FTC Seeks Public CAN-SPAM Comment

The Federal Trade Commission wants more public comments on clarifying or modifying some definitions and terms in the still-controversial CAN-SPAM Act.

The FTC published a Federal Register notice May 16 asking for comment on proposed new rulemaking under the act, including defining "person," since it is "used repeatedly throughout the act but not defined there"; modifying "sender's" definition to make it easier to isolate who would be responsible for CAN-SPAM opt-out compliance; clarifying that post office and private mailboxes equal "valid physical postal addresses within the meaning" of CAN-SPAM; cutting from 10 to three days the time senders have to honor opt-out requests; and barring recipient requirements to pay fees or offer information in order to submit valid opt-out requests.

The new notice is a follow-up to an advance notice of proposed rulemaking the FTC submitted in March, the agency said in its announcement, with that comment period expiring last month.

The FTC said the first comment period resulted in 13,517 comments and suggestions from a range of people that included e-commerce workers, trade association representatives, consumers, and consumer and privacy advocates. Though the agency has yet to disclose what some of those suggestions actually were, the FTC said the new proposed rules were based in large part on those first-period comments.

CAN-SPAM took effect January 1, 2004, and has been controversial from the beginning of its legislative process, in large part because its use of opt-out rather than opt-in, according to numerous critics, means that spammers still have an open field in which to launch and flush their spam.

"In its 17 months of existence, it's done very little to stem the tide of spam clogging our email in boxes," said Forbes writer Arik Hesseldahl in a May 17 piece. "When last I checked, spam still constituted more than half of the email sent on the Internet. And in March of this year, a few senators got all fired up about phishing With luck, they haven't found a way to make the problem worse by passing the bill they naively think will make the problem go away."
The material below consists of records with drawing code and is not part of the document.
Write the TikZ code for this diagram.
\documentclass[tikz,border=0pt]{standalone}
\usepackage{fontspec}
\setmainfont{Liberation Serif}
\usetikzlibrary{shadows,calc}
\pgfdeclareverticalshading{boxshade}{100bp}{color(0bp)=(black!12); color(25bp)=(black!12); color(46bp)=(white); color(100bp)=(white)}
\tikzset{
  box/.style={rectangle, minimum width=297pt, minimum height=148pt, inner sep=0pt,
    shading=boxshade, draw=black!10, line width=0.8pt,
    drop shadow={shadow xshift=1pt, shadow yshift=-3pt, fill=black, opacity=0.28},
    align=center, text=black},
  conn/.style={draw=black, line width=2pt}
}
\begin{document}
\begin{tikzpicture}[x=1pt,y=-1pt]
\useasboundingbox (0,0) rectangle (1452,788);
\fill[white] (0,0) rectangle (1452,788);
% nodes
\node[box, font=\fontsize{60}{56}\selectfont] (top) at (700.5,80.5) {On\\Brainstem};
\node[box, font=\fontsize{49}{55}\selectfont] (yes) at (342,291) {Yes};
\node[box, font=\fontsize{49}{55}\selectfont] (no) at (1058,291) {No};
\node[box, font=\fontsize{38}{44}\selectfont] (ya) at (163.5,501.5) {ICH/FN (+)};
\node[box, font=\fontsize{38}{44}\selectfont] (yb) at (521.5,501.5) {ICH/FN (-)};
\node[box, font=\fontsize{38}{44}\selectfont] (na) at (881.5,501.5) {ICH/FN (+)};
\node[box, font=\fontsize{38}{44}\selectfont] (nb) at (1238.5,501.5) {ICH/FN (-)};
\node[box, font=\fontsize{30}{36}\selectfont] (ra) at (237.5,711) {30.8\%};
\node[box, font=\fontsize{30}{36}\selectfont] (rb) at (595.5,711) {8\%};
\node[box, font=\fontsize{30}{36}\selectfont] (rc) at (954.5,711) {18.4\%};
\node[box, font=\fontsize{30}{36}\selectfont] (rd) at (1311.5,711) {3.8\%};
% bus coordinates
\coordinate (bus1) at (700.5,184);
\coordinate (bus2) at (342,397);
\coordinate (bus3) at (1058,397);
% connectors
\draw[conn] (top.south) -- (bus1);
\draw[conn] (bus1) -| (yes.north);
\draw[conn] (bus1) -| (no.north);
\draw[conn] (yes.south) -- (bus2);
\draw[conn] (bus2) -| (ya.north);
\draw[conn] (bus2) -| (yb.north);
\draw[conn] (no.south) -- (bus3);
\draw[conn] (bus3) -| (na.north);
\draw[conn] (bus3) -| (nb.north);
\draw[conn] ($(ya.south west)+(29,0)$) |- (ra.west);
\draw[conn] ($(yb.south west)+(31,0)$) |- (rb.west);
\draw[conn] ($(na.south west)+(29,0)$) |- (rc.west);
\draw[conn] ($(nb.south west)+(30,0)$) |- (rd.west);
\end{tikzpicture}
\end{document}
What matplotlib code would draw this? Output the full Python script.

Spamhaus.org, the British-based spam-fighting group, has routinely derided the law, especially because of the opt-out provision, as the YOU-CAN-SPAM Act.

The FTC also hopes to get comments on other subjects raised in the first-period comments, even though they're not yet going to be considered for rule making. Those include the CAN-SPAM definition of "transactional or relationship message(s)," the FTC view on how or whether CAN-SPAM applies to "certain email marketing practices" including "forward to a friend" campaigns, and FTC efforts not to name additional "aggravated violations" to the act.